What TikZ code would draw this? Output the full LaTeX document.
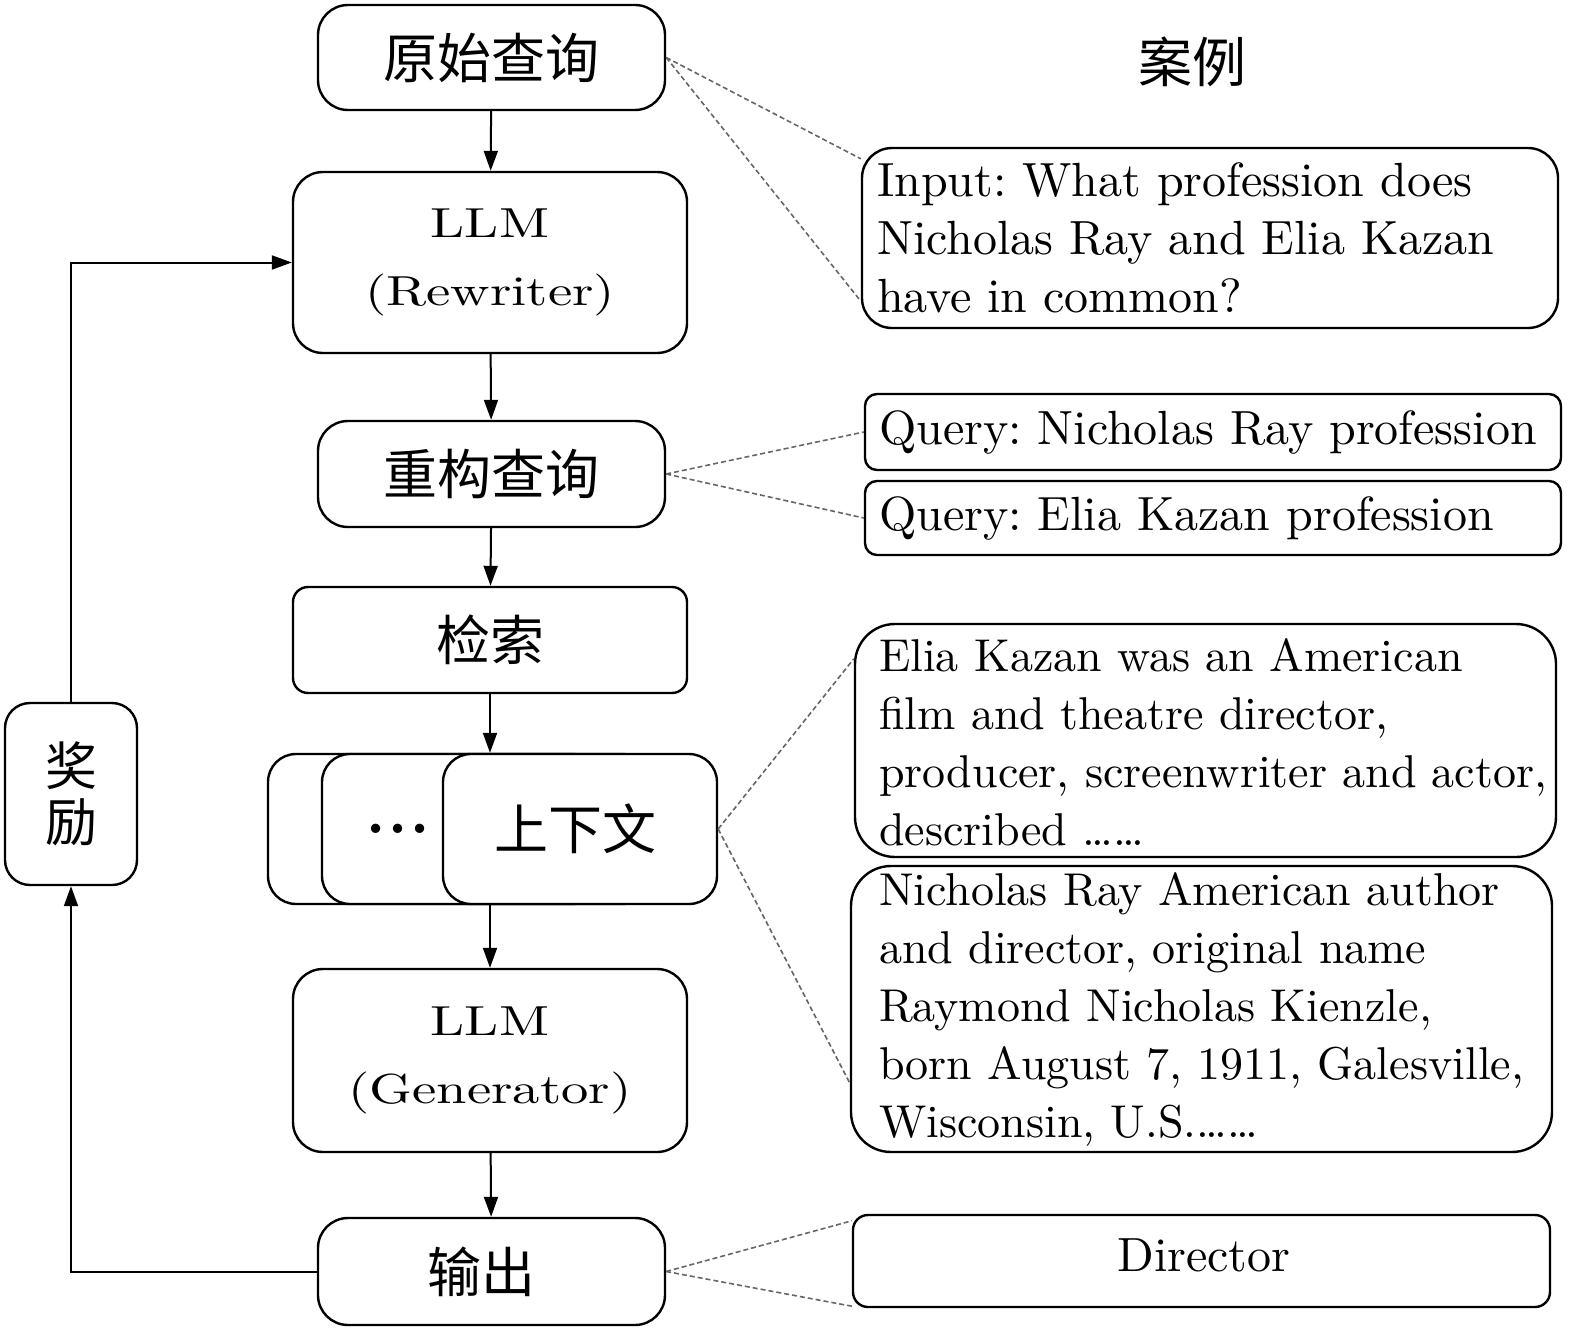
\documentclass[tikz,border=0pt]{standalone}
\usepackage{fontspec}
\setmainfont{lmroman10-regular}[Extension=.otf, BoldFont=lmroman10-bold, ItalicFont=lmroman10-italic]
\newfontfamily\cjk{Noto Sans CJK SC}
\usetikzlibrary{arrows.meta}
\frenchspacing
\begin{document}
\begin{tikzpicture}[x=1pt,y=-1pt,
  box/.style={draw, line width=2.4pt, rounded corners=#1, fill=white, inner sep=0pt},
  cjkfont/.style={font=\fontsize{54}{60}\selectfont\cjk},
  llmfont/.style={font=\fontsize{42}{68}\selectfont, align=center},
  txt/.style={font=\fontsize{48}{58}\selectfont\frenchspacing, align=left, inner sep=0pt, anchor=west},
  smtxt/.style={txt, font=\fontsize{46}{58}\selectfont\frenchspacing},
  arr/.style={-{Triangle[length=20pt,width=14pt]}, line width=2pt},
  dsh/.style={draw=black!60, line width=1.6pt, dash pattern=on 5pt off 3pt}]
\useasboundingbox (0,0) rectangle (1575,1335);

% left column
\node[box=30pt, minimum width=347pt, minimum height=105pt, cjkfont] (orig) at (491.5,57.5) {原始查询};
\node[box=30pt, minimum width=394pt, minimum height=181pt, llmfont] (rw) at (490,262.5) {\scalebox{1.3}[1]{LLM}\\\scalebox{1.3}[1]{(Rewriter)}};
\node[box=30pt, minimum width=347pt, minimum height=106pt, cjkfont] (recon) at (491.5,474) {重构查询};
\node[box=15pt, minimum width=394pt, minimum height=106pt, cjkfont] (ret) at (490,640) {检索};
\node[box=28pt, minimum width=332pt, minimum height=150pt] (ctxa) at (434,829) {};
\node[box=28pt, minimum width=328pt, minimum height=150pt] (ctxb) at (486,829) {};
\node[font=\fontsize{60}{64}\selectfont\bfseries, inner sep=0pt] (dots) at (398,829) {{.}\hspace{3pt}{.}\hspace{3pt}{.}};
\node[box=28pt, minimum width=274pt, minimum height=150pt, cjkfont] (ctx) at (580,829) {\hspace*{-10pt}上下文};
\node[box=30pt, minimum width=394pt, minimum height=183pt, llmfont] (gen) at (490,1060.5) {\scalebox{1.3}[1]{LLM}\\\scalebox{1.3}[1]{(Generator)}};
\node[box=30pt, minimum width=347pt, minimum height=107pt, cjkfont] (out) at (491.5,1271.5) {\hspace*{-20pt}输出};
\node[box=25pt, minimum width=132pt, minimum height=182pt, align=center, font=\fontsize{52}{56}\selectfont\cjk] (rew) at (71,794) {奖\\励};

\draw[arr] (orig) -- (rw);
\draw[arr] (rw) -- (recon);
\draw[arr] (recon) -- (ret);
\draw[arr] (ret.south) -- (ret.south |- ctx.north);
\draw[arr] (ret.south |- ctx.south) -- (gen.north);
\draw[arr] (gen) -- (out);
\draw[arr] (out.west) -| (rew.south);
\draw[arr] (rew.north) |- (rw.west);

% right column
\node[cjkfont] (case) at (1192,62) {案例};
\node[box=30pt, minimum width=696pt, minimum height=180pt] (inp) at (1210,238) {};
\node[txt] (inptxt) at ([xshift=16pt]inp.west) {Input: What profession does\\Nicholas Ray and Elia Kazan\\have in common?};
\node[box=12pt, minimum width=696pt, minimum height=76pt] (q1) at (1213,432) {};
\node[txt] (q1txt) at ([xshift=15pt]q1.west) {Query: Nicholas Ray profession};
\node[box=12pt, minimum width=696pt, minimum height=74pt] (q2) at (1213,518) {};
\node[txt] (q2txt) at ([xshift=15pt]q2.west) {Query: Elia Kazan profession};
\node[box=40pt, minimum width=701pt, minimum height=233pt] (elia) at (1205.5,740.5) {};
\node[smtxt] (eliatxt) at ([xshift=25pt,yshift=-2pt]elia.west) {Elia Kazan was an American\\film and theatre director,\\producer, screenwriter and actor,\\described \dots\dots};
\node[box=40pt, minimum width=701pt, minimum height=286pt] (nich) at (1201.5,1009) {};
\node[smtxt] (nichtxt) at ([xshift=29pt]nich.west) {Nicholas Ray American author\\and director, original name\\Raymond Nicholas Kienzle,\\born August 7, 1911, Galesville,\\Wisconsin, U.S.\dots\dots};
\node[box=15pt, minimum width=697pt, minimum height=92pt] (dir) at (1201.5,1261) {};
\node[font=\fontsize{48}{58}\selectfont, inner sep=0pt] (dirtxt) at (1204,1255) {Director};

% dashed connectors
\draw[dsh] (orig.east) -- ([yshift=-12pt]inp.north west);
\draw[dsh] (orig.east) -- ([yshift=28pt]inp.south west);
\draw[dsh] (recon.east) -- (q1.west);
\draw[dsh] (recon.east) -- (q2.west);
\draw[dsh] (ctx.east) -- ([yshift=-36pt]elia.north west);
\draw[dsh] (ctx.east) -- ([yshift=70pt]nich.south west);
\draw[dsh] (out.east) -- ([yshift=-7pt]dir.north west);
\draw[dsh] (out.east) -- ([yshift=2pt]dir.south west);
\end{tikzpicture}
\end{document}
------------------------------------------------------------------------
[Description of the task] Write out the lines from the start of the material to the line with "(0,0) rectangle (1575,1335);", inclusive and exactly. Skip the pictures.

[Task output]
What TikZ code would draw this? Output the full LaTeX document.
\documentclass[tikz,border=0pt]{standalone}
\usepackage{fontspec}
\setmainfont{lmroman10-regular}[Extension=.otf, BoldFont=lmroman10-bold, ItalicFont=lmroman10-italic]
\newfontfamily\cjk{Noto Sans CJK SC}
\usetikzlibrary{arrows.meta}
\frenchspacing
\begin{document}
\begin{tikzpicture}[x=1pt,y=-1pt,
  box/.style={draw, line width=2.4pt, rounded corners=#1, fill=white, inner sep=0pt},
  cjkfont/.style={font=\fontsize{54}{60}\selectfont\cjk},
  llmfont/.style={font=\fontsize{42}{68}\selectfont, align=center},
  txt/.style={font=\fontsize{48}{58}\selectfont\frenchspacing, align=left, inner sep=0pt, anchor=west},
  smtxt/.style={txt, font=\fontsize{46}{58}\selectfont\frenchspacing},
  arr/.style={-{Triangle[length=20pt,width=14pt]}, line width=2pt},
  dsh/.style={draw=black!60, line width=1.6pt, dash pattern=on 5pt off 3pt}]
\useasboundingbox (0,0) rectangle (1575,1335);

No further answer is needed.